Task description. Identify each line below that contains the word "with", and copy it out.

Provided material.
+===+
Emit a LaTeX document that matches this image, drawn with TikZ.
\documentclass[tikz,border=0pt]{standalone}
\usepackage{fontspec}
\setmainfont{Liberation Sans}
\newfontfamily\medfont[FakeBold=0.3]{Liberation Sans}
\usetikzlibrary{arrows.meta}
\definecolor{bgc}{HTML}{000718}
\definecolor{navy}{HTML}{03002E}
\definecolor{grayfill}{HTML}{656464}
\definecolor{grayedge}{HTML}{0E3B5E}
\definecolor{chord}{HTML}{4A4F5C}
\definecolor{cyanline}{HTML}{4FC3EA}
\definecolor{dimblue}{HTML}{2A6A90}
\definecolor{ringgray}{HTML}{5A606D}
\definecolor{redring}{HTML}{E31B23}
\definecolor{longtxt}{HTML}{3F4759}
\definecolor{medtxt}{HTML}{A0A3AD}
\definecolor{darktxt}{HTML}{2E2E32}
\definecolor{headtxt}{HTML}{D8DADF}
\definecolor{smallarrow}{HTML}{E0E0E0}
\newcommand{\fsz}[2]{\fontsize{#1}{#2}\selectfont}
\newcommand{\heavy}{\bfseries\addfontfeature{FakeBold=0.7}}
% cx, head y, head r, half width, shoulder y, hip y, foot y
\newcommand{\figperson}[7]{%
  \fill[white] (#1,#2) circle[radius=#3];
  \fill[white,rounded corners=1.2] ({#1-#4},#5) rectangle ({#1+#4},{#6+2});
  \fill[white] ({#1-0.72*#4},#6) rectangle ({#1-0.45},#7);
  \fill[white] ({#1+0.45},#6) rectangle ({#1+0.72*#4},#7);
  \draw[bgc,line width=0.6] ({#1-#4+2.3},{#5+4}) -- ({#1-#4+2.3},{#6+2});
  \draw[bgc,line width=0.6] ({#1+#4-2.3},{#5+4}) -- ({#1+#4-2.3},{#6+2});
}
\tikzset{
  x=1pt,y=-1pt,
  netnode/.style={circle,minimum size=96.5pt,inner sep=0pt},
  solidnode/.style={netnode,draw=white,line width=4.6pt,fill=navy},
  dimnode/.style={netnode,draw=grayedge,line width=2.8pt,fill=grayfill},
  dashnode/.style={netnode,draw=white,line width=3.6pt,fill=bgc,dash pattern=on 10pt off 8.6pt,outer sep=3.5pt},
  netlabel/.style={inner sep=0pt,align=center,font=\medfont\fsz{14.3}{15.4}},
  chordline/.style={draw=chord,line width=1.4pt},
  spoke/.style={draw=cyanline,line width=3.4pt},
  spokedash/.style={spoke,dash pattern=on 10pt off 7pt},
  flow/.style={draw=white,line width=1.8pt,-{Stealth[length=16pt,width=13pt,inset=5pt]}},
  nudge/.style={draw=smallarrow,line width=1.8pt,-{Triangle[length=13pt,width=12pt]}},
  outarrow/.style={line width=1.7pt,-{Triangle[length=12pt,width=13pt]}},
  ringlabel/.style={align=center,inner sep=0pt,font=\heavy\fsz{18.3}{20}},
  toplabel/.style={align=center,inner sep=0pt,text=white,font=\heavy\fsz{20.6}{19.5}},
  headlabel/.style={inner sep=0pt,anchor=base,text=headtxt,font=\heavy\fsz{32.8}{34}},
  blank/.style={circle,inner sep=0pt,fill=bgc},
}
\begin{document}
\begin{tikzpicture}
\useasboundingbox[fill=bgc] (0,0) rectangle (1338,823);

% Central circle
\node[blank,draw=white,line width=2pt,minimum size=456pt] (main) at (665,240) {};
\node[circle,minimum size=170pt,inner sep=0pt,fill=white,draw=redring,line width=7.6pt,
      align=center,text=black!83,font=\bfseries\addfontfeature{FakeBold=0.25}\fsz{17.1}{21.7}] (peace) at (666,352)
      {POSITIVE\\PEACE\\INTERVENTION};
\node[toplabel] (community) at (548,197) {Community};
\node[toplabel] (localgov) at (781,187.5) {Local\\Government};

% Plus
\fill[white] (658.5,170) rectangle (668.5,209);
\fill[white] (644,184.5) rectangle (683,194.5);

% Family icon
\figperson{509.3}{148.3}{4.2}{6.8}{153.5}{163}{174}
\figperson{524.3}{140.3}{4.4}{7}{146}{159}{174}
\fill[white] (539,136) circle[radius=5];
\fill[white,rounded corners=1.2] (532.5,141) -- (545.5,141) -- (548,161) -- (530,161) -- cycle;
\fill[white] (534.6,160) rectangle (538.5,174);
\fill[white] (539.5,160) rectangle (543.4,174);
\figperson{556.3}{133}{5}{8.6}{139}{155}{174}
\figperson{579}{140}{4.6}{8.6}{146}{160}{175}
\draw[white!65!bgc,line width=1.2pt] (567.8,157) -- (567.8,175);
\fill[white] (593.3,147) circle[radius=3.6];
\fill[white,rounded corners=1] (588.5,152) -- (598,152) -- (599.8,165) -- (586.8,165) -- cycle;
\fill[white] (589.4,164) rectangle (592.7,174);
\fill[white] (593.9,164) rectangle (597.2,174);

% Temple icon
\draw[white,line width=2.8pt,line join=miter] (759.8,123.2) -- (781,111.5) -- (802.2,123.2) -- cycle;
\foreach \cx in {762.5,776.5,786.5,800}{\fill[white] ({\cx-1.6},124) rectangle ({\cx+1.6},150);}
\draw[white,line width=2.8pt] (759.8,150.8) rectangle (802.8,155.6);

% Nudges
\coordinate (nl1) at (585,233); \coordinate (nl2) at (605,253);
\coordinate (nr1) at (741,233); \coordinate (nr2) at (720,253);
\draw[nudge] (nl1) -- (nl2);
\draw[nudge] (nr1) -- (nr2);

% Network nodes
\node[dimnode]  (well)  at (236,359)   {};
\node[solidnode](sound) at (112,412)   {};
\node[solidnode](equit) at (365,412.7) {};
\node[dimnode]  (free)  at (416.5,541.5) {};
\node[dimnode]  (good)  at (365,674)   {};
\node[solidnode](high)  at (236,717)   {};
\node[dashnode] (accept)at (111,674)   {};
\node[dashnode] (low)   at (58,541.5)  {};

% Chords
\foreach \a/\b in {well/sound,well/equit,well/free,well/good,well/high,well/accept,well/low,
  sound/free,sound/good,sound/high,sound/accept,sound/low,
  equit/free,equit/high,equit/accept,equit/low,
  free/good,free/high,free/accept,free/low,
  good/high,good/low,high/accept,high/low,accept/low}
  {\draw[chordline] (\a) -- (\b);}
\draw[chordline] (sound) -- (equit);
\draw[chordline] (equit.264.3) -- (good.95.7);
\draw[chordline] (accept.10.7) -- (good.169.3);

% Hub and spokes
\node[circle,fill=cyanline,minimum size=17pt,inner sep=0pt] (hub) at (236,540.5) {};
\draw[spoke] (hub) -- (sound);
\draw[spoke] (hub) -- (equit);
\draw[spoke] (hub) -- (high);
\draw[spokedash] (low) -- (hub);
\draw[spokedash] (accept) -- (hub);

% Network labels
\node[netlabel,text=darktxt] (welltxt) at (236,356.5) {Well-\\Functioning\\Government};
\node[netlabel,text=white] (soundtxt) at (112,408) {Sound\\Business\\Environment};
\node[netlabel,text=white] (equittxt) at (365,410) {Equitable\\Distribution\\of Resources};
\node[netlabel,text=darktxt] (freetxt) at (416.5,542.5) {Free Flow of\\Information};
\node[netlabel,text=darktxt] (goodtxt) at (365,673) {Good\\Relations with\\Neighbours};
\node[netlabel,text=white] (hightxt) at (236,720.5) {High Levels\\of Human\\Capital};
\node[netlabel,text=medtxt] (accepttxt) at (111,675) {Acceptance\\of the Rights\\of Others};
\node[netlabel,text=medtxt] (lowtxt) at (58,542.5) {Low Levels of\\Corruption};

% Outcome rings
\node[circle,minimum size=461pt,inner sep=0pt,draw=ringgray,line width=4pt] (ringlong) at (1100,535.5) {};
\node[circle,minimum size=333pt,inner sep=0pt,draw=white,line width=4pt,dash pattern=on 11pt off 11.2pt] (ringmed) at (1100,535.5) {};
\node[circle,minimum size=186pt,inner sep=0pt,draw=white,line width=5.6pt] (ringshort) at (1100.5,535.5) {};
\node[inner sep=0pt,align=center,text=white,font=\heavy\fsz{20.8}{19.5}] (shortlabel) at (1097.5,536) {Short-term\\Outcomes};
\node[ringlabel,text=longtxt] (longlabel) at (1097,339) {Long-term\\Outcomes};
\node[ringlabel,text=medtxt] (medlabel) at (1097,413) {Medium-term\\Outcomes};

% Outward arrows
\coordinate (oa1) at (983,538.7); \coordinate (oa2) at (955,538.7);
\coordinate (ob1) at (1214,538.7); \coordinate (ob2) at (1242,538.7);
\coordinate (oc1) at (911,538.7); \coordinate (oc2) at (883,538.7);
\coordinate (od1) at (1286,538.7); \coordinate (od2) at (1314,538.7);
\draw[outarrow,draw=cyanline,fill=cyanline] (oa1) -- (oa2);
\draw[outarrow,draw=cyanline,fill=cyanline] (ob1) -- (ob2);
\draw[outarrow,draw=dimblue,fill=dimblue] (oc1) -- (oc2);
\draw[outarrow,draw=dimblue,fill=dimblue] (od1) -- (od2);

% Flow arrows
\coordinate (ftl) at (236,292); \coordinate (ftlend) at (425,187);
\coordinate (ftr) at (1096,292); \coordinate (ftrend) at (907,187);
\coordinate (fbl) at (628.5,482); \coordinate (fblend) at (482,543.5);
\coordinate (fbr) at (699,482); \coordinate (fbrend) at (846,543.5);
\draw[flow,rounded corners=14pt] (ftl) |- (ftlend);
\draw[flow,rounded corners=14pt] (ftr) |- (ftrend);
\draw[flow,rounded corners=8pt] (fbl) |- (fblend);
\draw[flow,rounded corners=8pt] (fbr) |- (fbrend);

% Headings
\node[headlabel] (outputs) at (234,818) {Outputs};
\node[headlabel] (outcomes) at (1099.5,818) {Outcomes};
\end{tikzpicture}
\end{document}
+===+
Result.
Emit a LaTeX document that matches this image, drawn with TikZ.
\node[netlabel,text=darktxt] (goodtxt) at (365,673) {Good\\Relations with\\Neighbours};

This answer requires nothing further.